Zoe's Kitchen revenue rose 12.7% to $102.1 million in the first quarter, a rough showing since it has grown its restaurant base over the past year by nearly 19% to 254 units. Dine-in traffic continues to decelerate, resulting in a 2.3% decline in same-restaurant sales. Comps at company-owned eateries have now declined in four of the past five quarters. Margins contracted, and Zoe's Kitchen's adjusted net loss of $0.13 a share was well below the roughly breakeven results that analysts were targeting.

A sample of Zoe's Kitchen catering offerings.

Image source: Zoe's Kitchen.

Negative trends only continue for the company

Zoe's Kitchen is now coming off of back-to-back quarters of adjusted deficits, and with the bad tidings continuing early in the current quarter, Zoe's Kitchen is hosing down its guidance for all of 2018. The struggling chain now sees $345 million to $352 million in revenue this year, revised from $358 million to $368 million. Zoe's Kitchen comps and restaurant contribution margin projections are also being tweaked lower. 
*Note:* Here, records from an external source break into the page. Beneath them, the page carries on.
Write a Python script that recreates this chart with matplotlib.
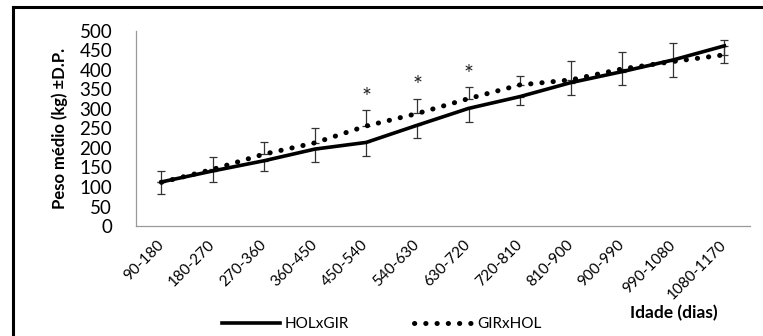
import matplotlib.pyplot as plt
from matplotlib.lines import Line2D

# age classes (days)
idades = ["90-180", "180-270", "270-360", "360-450", "450-540", "540-630",
          "630-720", "720-810", "810-900", "900-990", "990-1080", "1080-1170"]

# mean weight (kg)
holxgir = [113, 141, 167, 197, 214, 258, 301, 331, 367, 395, 425, 461]
girxhol = [112, 145, 184, 213, 256, 288, 326, 361, 374, 402, 421, 438]

# standard deviations (minus bars on HOLxGIR, plus bars on GIRxHOL)
dp_holxgir = [31, 27, 25, 32, 34, 32, 34, 22, 33, 34, 43, 43]
dp_girxhol = [30, 31, 30, 38, 40, 38, 29, 24, 47, 42, 48, 37]

# significant differences
signif = ["450-540", "540-630", "630-720"]

plt.rcParams['font.family'] = ['Lato', 'DejaVu Sans']

fig = plt.figure(figsize=(7.63, 3.36), dpi=100)
ax = fig.add_axes([0.178, 0.327, 0.805, 0.582])

x = list(range(len(idades)))

ax.errorbar(x, holxgir, yerr=[dp_holxgir, [0] * len(x)], fmt="none",
            ecolor="#333333", elinewidth=0.9, capsize=3.2, capthick=0.9, zorder=2)
ax.errorbar(x, girxhol, yerr=[[0] * len(x), dp_girxhol], fmt="none",
            ecolor="#333333", elinewidth=0.9, capsize=3.2, capthick=0.9, zorder=2)

ax.plot(x, holxgir, color="black", lw=2.6, label="HOLxGIR", zorder=3)
ax.plot(x, girxhol, color="black", lw=3.6, linestyle=(0, (0.05, 2.2)),
        dash_capstyle="round", label="GIRxHOL", zorder=3)

for s in signif:
    i = idades.index(s)
    ax.text(i, girxhol[i] + dp_girxhol[i] + 6, "*", ha="center", va="bottom",
            fontsize=17, color="#222222")

ax.set_xlim(-0.5, len(idades) - 0.5)
ax.set_ylim(0, 500)
ax.set_yticks(range(0, 501, 50))
ax.set_xticks(x)
ax.set_xticklabels(idades, rotation=45, ha="right", va="center",
                   rotation_mode="anchor", fontsize=11)
ax.tick_params(axis="y", length=0, pad=17, labelsize=13.5)
ax.tick_params(axis="x", length=0, pad=12)

for side in ["top", "right"]:
    ax.spines[side].set_visible(False)
for side in ["left", "bottom"]:
    ax.spines[side].set_color("#999999")
    ax.spines[side].set_linewidth(0.9)

ax.set_ylabel("Peso médio (kg) ±D.P.", fontsize=12, fontweight="bold", labelpad=8)

fig.text(0.826, 0.068, "Idade (dias)", fontsize=12.5, fontweight="bold", ha="left", va="center")

leg = fig.legend(loc="center", bbox_to_anchor=(0.5, 0.036), ncol=2, frameon=False,
                 fontsize=11, handlelength=3.8, columnspacing=4.3, handletextpad=0.3,
                 borderpad=0, borderaxespad=0)

# frame pieces visible in the crop
fig.add_artist(Line2D([0.017, 1.0], [0.979, 0.979], color="black", lw=2.2))
fig.add_artist(Line2D([0.017, 0.017], [0.0, 0.979], color="black", lw=2.2))

fig.savefig("out.png", dpi=100)
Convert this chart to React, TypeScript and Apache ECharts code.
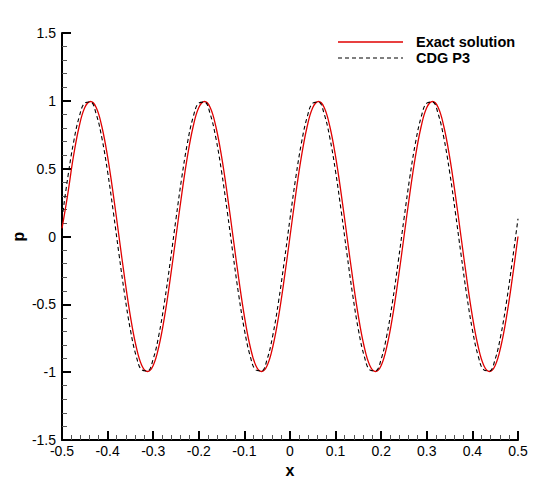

Wall Street was left understandably unimpressed. Sharon Zackfia at William Blair lowered her rating from outperform to market perform, concerned about the volatile and problematic sales trends at Zoe's Kitchen.

Stephen Anderson at Maxim downgraded the stock from buy to hold, blaming the sharp decline in profitability and the revised guidance for his change of heart. With Zoe's Kitchen likely to take an aggressive stance in discounting to win back traffic and a turnaround in comps likely several quarters away, Anderson is also slashing his price target from $20 to $12.

The news gets even worse at Piper Jaffray, already neutral on the stock heading into the report. The analyst is downgrading the stock to sell with a price target of just $7. That is now the lowest price target out there among analysts. 

Zoe's Kitchen was a rock star when it went public at $15 four years ago, more than tripling when it peaked a year later. The stock is going the other way. The once impressive streak of positive comps is now going the other way. The problems don't appear to have easy fixes, but the stock's big dive makes it a tempting bottom-feeding pick at current levels for risk-tolerant investors.